Not so sure about the US, but having seen how contacting developers are working in Canada and the UK, I would say that contracting devs are almost always acting as employees.
In many tech companies you can't even tell the difference between who is an employee and who is a contractor, unless you ask.
In every role I was a contractor, there was essentially no difference between me and employees. Even had gigs where I was in one cube over, had a company badge with my photo on it, and had an @companyname.com email.
There are a few differences: employees are invited to the meeting where quarterly financial performance is shared; they have to do the yearly goals; they are invited to the the year end holiday lunch; and they sometimes get a bonus. The last one is contractors are first cut when there are financial hard times.
Many employees skip the financial meeting. Contractors are often ignored when they sneak into the holiday lunch. For most contractors the bonus is the biggest difference, and the courts tend to agree that is not enough and force the contractors to get the bonus as well.
One company (Sabre) actually had a department (development team that supported HR) holiday lunch/outing. Everyone on the team went, contractors and employees. (Don't get me wrong - I'm glad I had a great manager who would do that ... but honestly the only difference I really ever felt was my paycheck was signed by someone else)
I was a contract consultant for over a decade; I didn't hide any work. I usually didn't work out of their office, but when I did use their resources my working assumption was that any artifact left behind was theirs, modulo any agreement to the contrary.
Intermediate documents, experimental code, etc. weren't offered to customers, but I can't imagine what I'd want to hide. (Aside from my shame, given how a couple projects went.)
Sorry that was quite hard to parse - I mean, what would you expect to appear different to colleagues?
The differences between employees and contractors may reside in the work they do, but doesn't need to, it's in the legal basis of their employment - which other workers can't see. Just like you can't see the wage another worker is getting, rat doesn't mean they're getting the wage you think they are.
The way you know someone is a contractor is they leave after a few months, or they retired and still work there. You can't necessarily tell by their work output.
If an employee and contractor are digging ditches the only difference is likely to be in the paperwork; though possibly the contractor uses their own PSE and tools, but not necessarily.
No, it is not just a matter of which set of papers the company and the individual signed. I expect, and the government expects, that if someone works like an employee they are an employee (and have employee rights and payroll withholding, etc.)
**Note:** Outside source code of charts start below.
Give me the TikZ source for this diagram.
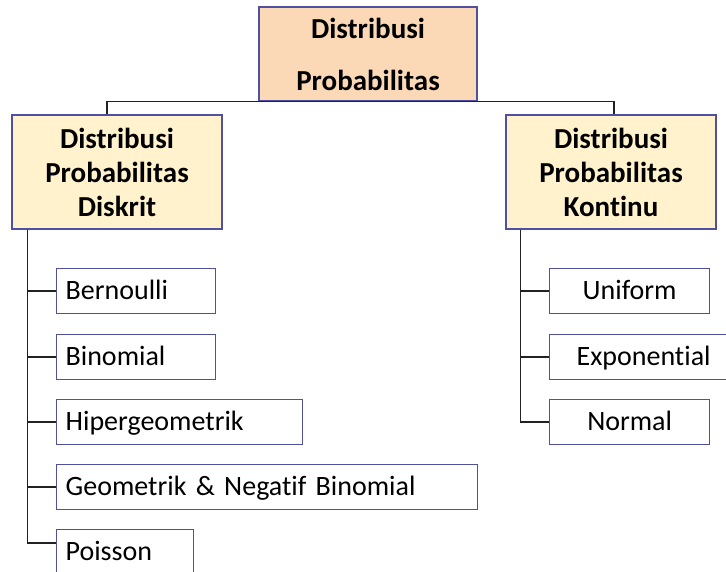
\documentclass[tikz,border=0pt]{standalone}
\usepackage{fontspec}
\setmainfont{Carlito}[Ligatures=NoCommon]
\definecolor{topfill}{HTML}{FCD9B6}
\definecolor{catfill}{HTML}{FFF2CC}
\definecolor{boxedge}{HTML}{5050A0}
\definecolor{wire}{HTML}{222222}
\tikzset{
  headbox/.style={draw=boxedge, line width=1.3pt, inner sep=0pt, align=center,
    font=\fontsize{29}{34}\selectfont\bfseries},
  leafbox/.style={draw=boxedge, line width=1.3pt, fill=white, inner ysep=0pt, inner xsep=9pt,
    minimum height=45, anchor=north west, text height=17.5pt, text depth=0pt,
    font=\fontsize{28}{32}\selectfont},
  conn/.style={draw=wire, line width=1.6pt}
}
\begin{document}
\begin{tikzpicture}[x=1pt,y=-1pt]
\useasboundingbox (0,0) rectangle (726,571);
\clip (0,0) rectangle (726,571);
\fill[white] (0,0) rectangle (726,571);

\node[headbox, fill=topfill, minimum width=218, minimum height=94,
      font=\fontsize{29}{52}\selectfont\bfseries] (top) at (368,54) {Distribusi\\Probabilitas};
\node[headbox, fill=catfill, minimum width=210, minimum height=114] (L) at (117,172)
  {Distribusi\\Probabilitas\\Diskrit};
\node[headbox, fill=catfill, minimum width=210, minimum height=114] (R) at (611,172)
  {Distribusi\\Probabilitas\\Kontinu};

\draw[conn] ([xshift=-10pt]L.north) |- (top.south) -| ([xshift=3pt]R.north);

% discrete leaves
\node[leafbox, text width=141, align=left] (b1) at (56,268) {Bernoulli};
\node[leafbox, text width=141, align=left] (b2) at (56,334) {Binomial};
\node[leafbox, text width=228, align=left] (b3) at (56,399) {Hipergeometrik};
\node[leafbox, text width=403, align=left] (b4) at (56,464) {Geometrik \& Negatif Binomial};
\node[leafbox, text width=119, align=left] (b5) at (56,529) {Poisson};

\coordinate (lt) at ([xshift=16pt]L.south west);
\draw[conn] (lt) |- (b1.west);
\draw[conn] (lt) |- (b2.west);
\draw[conn] (lt) |- (b3.west);
\draw[conn] (lt) |- (b4.west);
\draw[conn] (lt) |- ([yshift=-14pt]b5.north west);

% continuous leaves
\node[leafbox, text width=142, align=center] (c1) at (549,268) {Uniform};
\node[leafbox, text width=170, align=center] (c2) at (549,334) {Exponential};
\node[leafbox, text width=142, align=center] (c3) at (549,399) {Normal};

\coordinate (rt) at ([xshift=15pt]R.south west);
\draw[conn] (rt) |- (c1.west);
\draw[conn] (rt) |- (c2.west);
\draw[conn] (rt) |- (c3.west);
\end{tikzpicture}
\end{document}
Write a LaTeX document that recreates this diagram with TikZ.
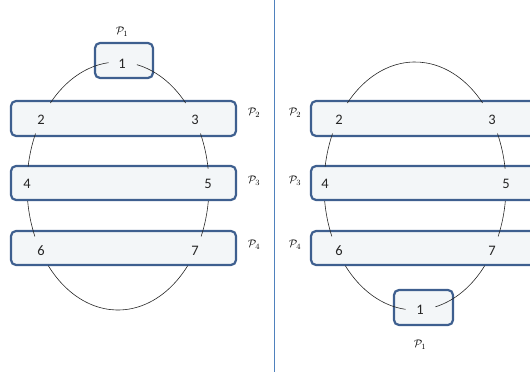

Different agencies have different criteria, but the IRS considers several factors:
The agency [IRS] is more likely to classify as an independent contractor a worker who:
can earn a profit or suffer a loss from the activity
furnishes the tools and materials needed to do the work
is paid by the job
works for more than one company at a time
invests in equipment and facilities
pays his or her own business and traveling expenses
hires and pays assistants, and
sets his or her own working hours.
On the other hand, the IRS is more likely to classify as an employee a worker who:
can be fired at any time
is paid by the hour
receives instructions from the company
receives training from the company
works full time for the company
receives employee benefits
has the right to quit without incurring liability, and
provides services that are an integral part of the company’s day-to-day operations.
A collegue in the UK was forced^Wencouraged to start a limited and contract for his former employer. As far as I can tell that was purely a scheme to shift liabilities and to pay less taxes.
There is a big case in the UK about the BBC forcing the "talent" to set up self employed companies - the tax man didn't like this and is fining people hundreds of thousands of pounds.
Though as presenters they have a better chance of beating ir35 as they can legitimetly work out side of the BBC in a way that a developer cant - eg pa's at events etc
The IRS' concerns aren't exactly the same as the state law concerns, but the lists they use to qualify contractor versus employee seem pretty similar, just with the CA state law test being more simplified (though IANAL, the more simplified CA state law list seems no less likely for companies to run afoul of with this sort of relationship).